Ingredients (10–12 servings)

  • 250g cashew nuts
  • ¾ cup besan
  • ½ tsp turmeric powder
  • 10 sprigs of curry leaves
  • 2 tbsp green chillies, chopped
  • 2 tsp red chilli powder, or to taste
  • 1 tsp salt
  • ½ tsp pepper
  • 2 tbsp oil for the batter
  • 300 ml peanut oil


  1. Mix cashew nuts, besan, powdered spices, curry leaves, green chillies, salt and pepper in a wide bowl. Add ½ cup water and mix with fingers. Sprinkle some extra water than what is recommended to coat the cashews well. Heat 2tbsp of oil, pour over the mix and blend.
  2. Heat the oil to medium-hot. Drop the cashew nut mixture into the oil while ensuring that each pakoda stays separate.
  3. Keep frying the pakodas until they become golden-brown. Remove from oil and drain on paper napkins.

Fish Roe Pakodas


Fish roe make wonderful pakodas and have a delicate texture. This is a delicacy in Bengal and is known as machher deemer bora; in UP and other parts of central
India, it is known as machhli ke ande ki pakodi.
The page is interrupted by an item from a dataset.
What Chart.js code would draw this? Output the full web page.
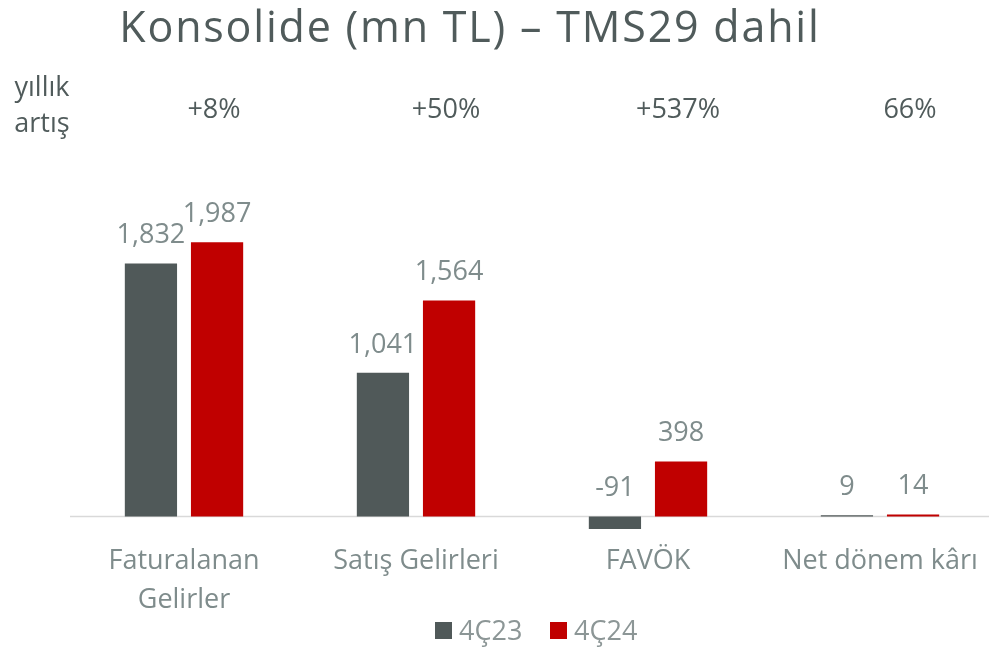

Ingredients (Makes around 8–10 pakodas)

  • 200g fish roe
  • ¼ cup besan
  • ½ cup onions, chopped
  • 2 tbsp green chillies, chopped or to taste
  • 3 tbsp fresh coriander leaves, chopped
  • (optional)
  • ½ tsp turmeric powder
  • ¾ tsp salt
  • 150 ml mustard oil


  1. Prick the sac of the fish roe and remove the thin membrane.
  2. Transfer it to a mixing bowl, add all the other ingredients, except the oil, and mix with fingers, removing any tough veins or membranes.
  3. Heat the oil to medium-hot in a flat frying pan, keeping its level to about an inch. Scoop out a spoonful of the roe mix, shape into round pakodas and drop into the oil. Turn the pieces once and cook until they become crisp and golden-brown. Remove from oil with the help of a slotted spoon and place them on a plate lined with a kitchen towel.
  4. Serve hot with a chutney of your choice and onion rings.